A la fin de la Paracha de Noa’h, D. annonce qu’un déluge tel que celui qui vient de détruire le monde ne se reproduira plus. Et Il donne un signe visible, l’arc-en-ciel qui apparaîtra dans les nuages de temps en temps (Bereshit 9,13).
En général, quand on veut assurer la mémoire d’un événement, on choisit un objet concret: monument, plaque commémorative, ou autre. Parfois, on veut marquer la signature d’un accord, comme la stèle de Lavan au moment de quitter Yaacov, après une poursuite plutôt agressive (Bereshit 31,52). Mais là, un arc-en-ciel?
Un monument est destiné à durer, et un arc-en-ciel est provisoire. De plus, ce dernier n’a pas de réalité matérielle, à la limite on peut dire qu’il n’existe pas. C’est un pur phénomène optique.
La lumière visible est un cas particulier de radiation électromagnétique, comme les rayons X, les rayons infrarouges ou les ultraviolets ou les ondes radio. Ce qui différencie les uns des autres est leur longueur d’onde. Le spectre visible est constitué d’un tout petit segment de longueurs d’ondes, les couleurs étant fixées par les longueurs d’onde. Nous ne voyons pas les infrarouges, mais ils nous chauffent. Les pigeons voient les infrarouges. Les ultraviolets nous font frire la peau dans sa graisse (on appelle ça bronzer). L’atmosphère terrestre laisse passer une certaine partie de la lumière solaire: la lumière visible, les ondes radio, mais elle arrête la plupart des ultraviolets, sans quoi la vie que nous connaissons serait impossible sur Terre. A 613 nanomètres, nous avons le bleu azur des tsitsiot.
Faisons maintenant une expérience: plongeons un bâton dans un seau d’eau. Nous voyons le bâton « cassé ». C’est dû à une phénomène appelé réfraction : selon la nature des deux milieux traversés par la lumière, les rayons lumineux sont détournés, d’un ange dépendant des deux milieux concernés : air et verre, air et eau, etc. L’angle de réfraction dépend aussi de la longueur d’onde du rayonnement.
La lumière blanche contient toutes les longueurs d’onde visibles. Celles-ci sont séparées par réfraction. L’interface entre l’air et l’eau des gouttes formant un nuage sépare les couleurs par réfraction, créant (dans certaines conditions) un arc-en-ciel. Celui-ci est courbé car les interfaces le sont.
Un arc-en-ciel est donc un phénomène optique. Pour le voir, il faut réunir certaines conditions. Tout d’abord, il n’y a pas d’arc-en-ciel nocturne. D’autre part, une configuration géométrique bien précise soleil-nuages-observateur est nécessaire.

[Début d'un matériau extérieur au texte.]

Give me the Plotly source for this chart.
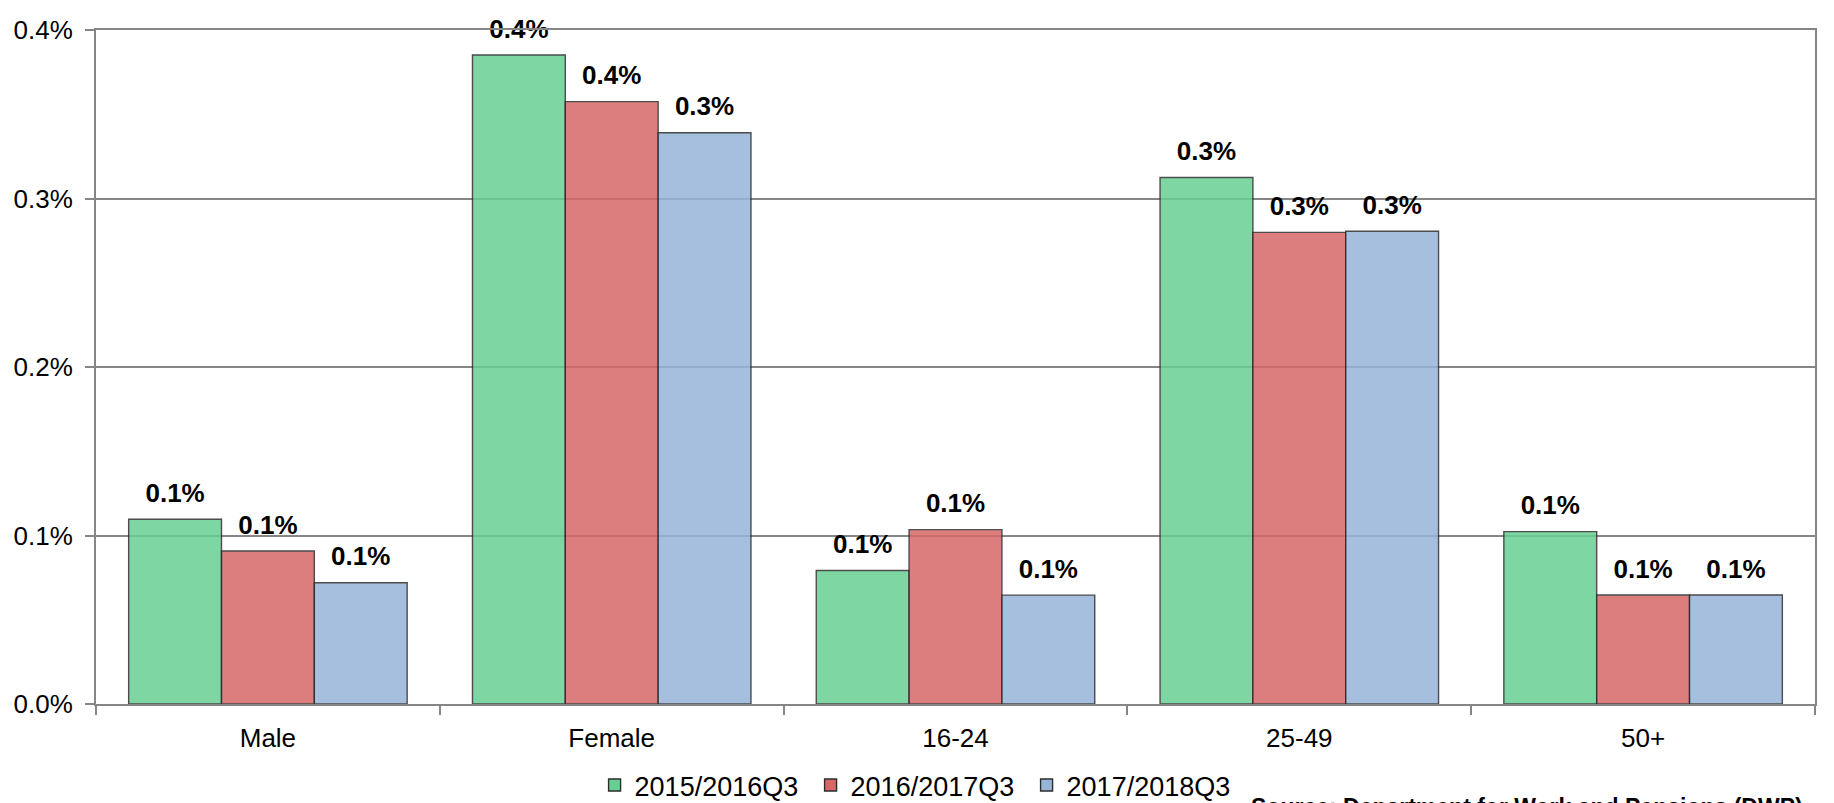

Vous voyez un arc-en-ciel depuis un certain point, mais déplacez-vous et il pourra disparaître.
En quoi est-ce un signe, malgré son intangibilité? En fait, le Maître du monde envoie un signal (pas vraiment un jeu de mots, nous touchons au cœur de la question). Pour capter ce signal, il faut être placé de façon adéquate, et aussi être prêt à capter ce signal.
D. veut le dialogue avec l’homme. Encore faut-il que ce dernier le veuille aussi. La génération du déluge ne le voulait pas. Celle de la tour de Babel en voulait un, plutôt d’opposition et d’agression. Ce dialogue va commencer à s’établir avec Avraham. Tout d’abord un dialogue qui n’en est pas vraiment un: quand D. ordonne à Avraham de quitter le lieu de sa naissance, où il a vécu et œuvré pendant 72 ans, celui-ci essaie d’obéir et de partir seul, tout en prenant avec lui malgré tout les habitants de Our. Petit à petit, le dialogue s’établit mieux et s’affermit. Avant de détruire Sodome, D. indique à Avraham Sa volonté de communication; le plaidoyer-négociation pour Sodome prend alors place. Et ce n’est pas fini.
Après le déluge, D. a choisi d’envoyer un signal optique. Le lendemain de la destruction de Sodome, Avraham « observe » dans la direction de la ville. La lumière véhicule l’information que D. veut transmettre. Encore faut-il bien se placer pour la capter.
Les couleurs de l’arc-en-ciel indiquent que chacun peut suivre sa propre voie, dans un cadre général défini par D. Un signal visuel est plus calme qu’un signal sonore, mais il est possible de le capter de bien plus loin. Comme à la fin des temps: « ce jour-là », un signal sera visible (des fanions), puis sera audible (Chofar). On commence à capter de loin, et plus tard on commence à entendre.